› Por J. J. Panno
Duro, durísimo el día después. Estamos en un modesto hotel de Berlín, que en épocas de cuartos de final de Mundial tiene precio de cinco estrellas en Montecarlo. Por la ventana se filtra un sol tremendo que ilumina el rostro de Van Gogh, serio el hombre mirando desde una lámina descolorida. Demasiada luz diaria para el pobre. Uno quiere manotear la mesita de luz para ver el reloj y se choca contra la pared lateral pintada de blanco. No es pared, es un finísimo tabique de durlock. Se empiezan a entender las particulares medidas de la habitación: cinco metros de largo por uno y medio de ancho. Una pieza chorizo que en realidad es la mitad de un cuarto; en la otra mitad, calcula uno con el pesimismo que es clásico a estas horas, otros dos argentinos se empiezan a despertar como nosotros, con la garganta seca, los ojos rojos, las piernas pesadas, la sensación de derrota en todo el cuerpo por más que el cerebro ordene estúpidamente que no, que no es para tanto che, que es un partido de fútbol y nada más después de todo. Si no son dos argentinos son dos alemanes que se vinieron desde lejos y ahora duermen a pata ancha después de una interminable noche de festejo. ¿Cuántos eran los tipos y las minas de negro, rojo y amarillo que hasta las tres y media de la mañana celebraban en la Puerta de Brandeburgo, frente al zoológico, en la Alexanderplatz, en la estación central de trenes. Miles, decenas de miles, parecían millones. “Finale oh oh... finale oh oh oh”, cantaban una y otra vez. Y uno se despierta con la itálica melodía sesentista dándole vueltas en la cabeza, finale y el flaco Franco tirándose para el otro lado, finale y Messi en el banco, finale y Sorin y Cambiasso quebrados, finale y los alemanes escuchando respetuosamente el himno, finale y el arbitro eslovaco escuchando respetuosamente las sugerencias de la FIFA para inclinar de a poquito la cancha, finale y uno quisiera imitar la filosofía de Josefa, la simpática mucama del hotel de Nuremberg que cuando perdió España dijo: “Bueno, pues a casita, a comer paella”. Finale. Siamo fuori.

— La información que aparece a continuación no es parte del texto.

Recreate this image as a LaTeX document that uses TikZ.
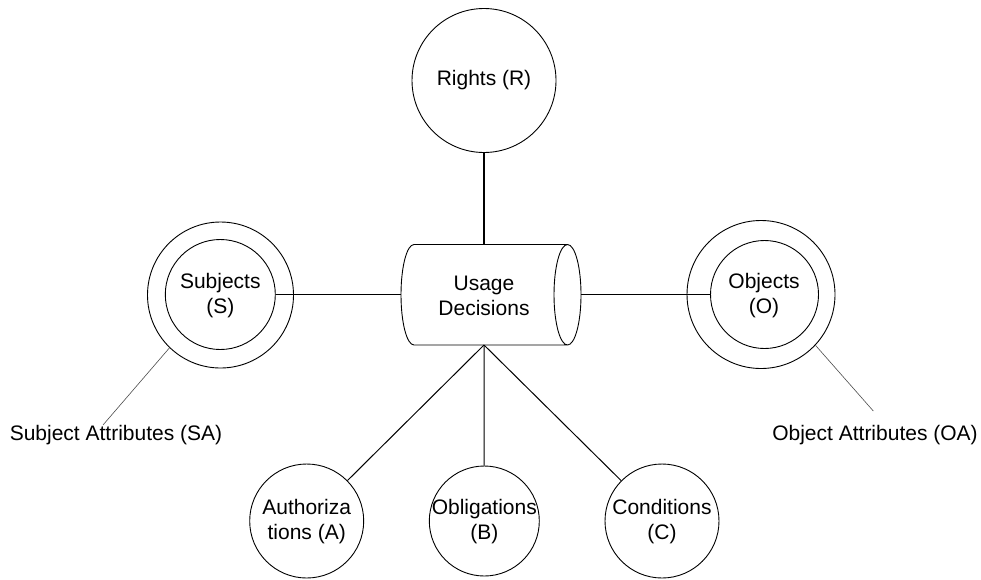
\documentclass[tikz,border=0pt]{standalone}
\usepackage{fontspec}
\setmainfont{Liberation Sans}
\begin{document}
\begin{tikzpicture}[x=1pt,y=-1pt,
  txt/.style={font=\fontsize{21}{25}\selectfont, align=center, inner sep=0pt},
  lbl/.style={font=\fontsize{21}{25}\selectfont, inner sep=0pt, anchor=base},
  circ/.style={circle, draw, line width=0.9pt, inner sep=0pt, minimum size=#1},
  mainline/.style={line width=1.6pt},
  subline/.style={line width=1pt},
  attrline/.style={line width=0.6pt, black!70}]
\useasboundingbox (0,0) rectangle (981,579);

% Usage Decisions cylinder
\draw[line width=0.9pt] (414,244.5) -- (567.5,244.5) (414,345) -- (567.5,345)
  (414,244.5) arc[start angle=270, end angle=90, x radius=13, y radius=50.25]
  (567.5,294.75) ellipse[x radius=13.5, y radius=50.25];
\node[txt] (UD) at (484,296) {Usage\\Decisions};
\coordinate (UDn) at (484,244.5);
\coordinate (UDw) at (401,294.5);
\coordinate (UDe) at (581,294.5);
\coordinate (UDs) at (484,345);

% circles
\node[circ=144] (R) at (484,80.5) {};
\node[txt] (Rt) at (484,80.5) {Rights (R)};
\node[circ=146] (So) at (220.5,295) {};
\node[circ=110] (S) at (220.3,294.5) {};
\node[txt] (St) at (220.3,295.5) {Subjects\\(S)};
\node[circ=148] (Oo) at (761,294.5) {};
\node[circ=108] (O) at (764.5,294.5) {};
\node[txt] (Ot) at (764,295.5) {Objects\\(O)};
\node[circ=114] (A) at (306.7,521) {};
\node[txt] (At) at (306.7,522) {Authoriza\\tions (A)};
\node[circ=110] (B) at (484.3,521) {};
\node[txt] (Bt) at (484.3,522) {Obligations\\(B)};
\node[circ=114] (C) at (662,521) {};
\node[txt] (Ct) at (662,522) {Conditions\\(C)};

% attribute labels
\node[lbl] (SA) at (116,440) {Subject Attributes (SA)};
\node[lbl] (OA) at (875,440) {Object Attributes (OA)};
\coordinate (SAe) at (103,425);
\coordinate (OAe) at (873.3,411);

% connectors
\draw[mainline] (R) -- (UDn);
\draw[mainline] (S) -- (UDw);
\draw[mainline] (UDe) -- (O);
\draw[subline] (UDs) -- (A);
\draw[subline] (UDs) -- (B);
\draw[subline] (UDs) -- (C);
\draw[attrline] (So.226) -- (SAe);
\draw[attrline] (Oo.317) -- (OAe);
\end{tikzpicture}
\end{document}
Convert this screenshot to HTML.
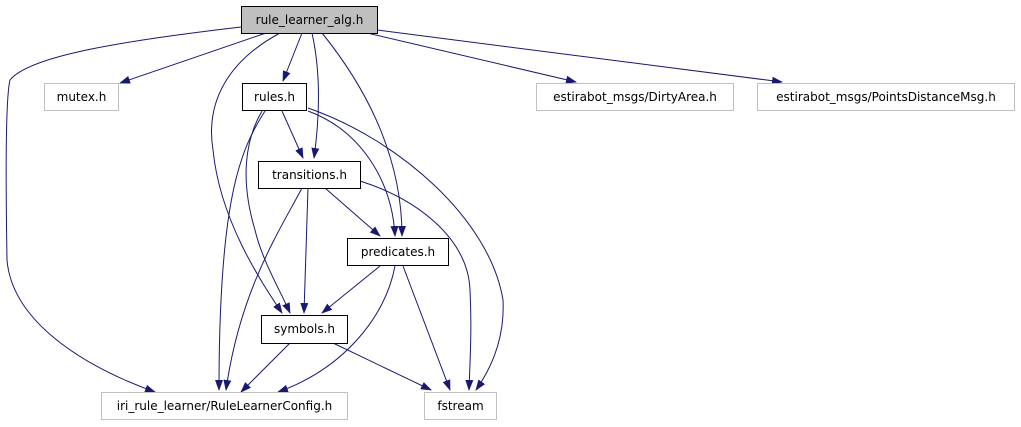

Prendemos la tele para ver la temperatura. Dan una de terror a las 9 de la mañana: un programa infantil con conductores tipo Las Trillizas de Oro. Hay pibes pateando penales. Con pelotas de plástico contra una madera pintada. Son todos rubiecitos. Unos aciertan, son los de camiseta blanca; otros, erran son de camiseta amarilla Alemania-Brasil, la final anticipada. Apagamos la tele. Greco, canta con filosa ironía y como si fuera hincha del Cádiz, con pretendido acento andaluz: “Hemos venido/ a emborracharnos/ el resultado nos da igual”. Nos reímos de nosotros mismos, saludamos a Van Gogh y nos vamos.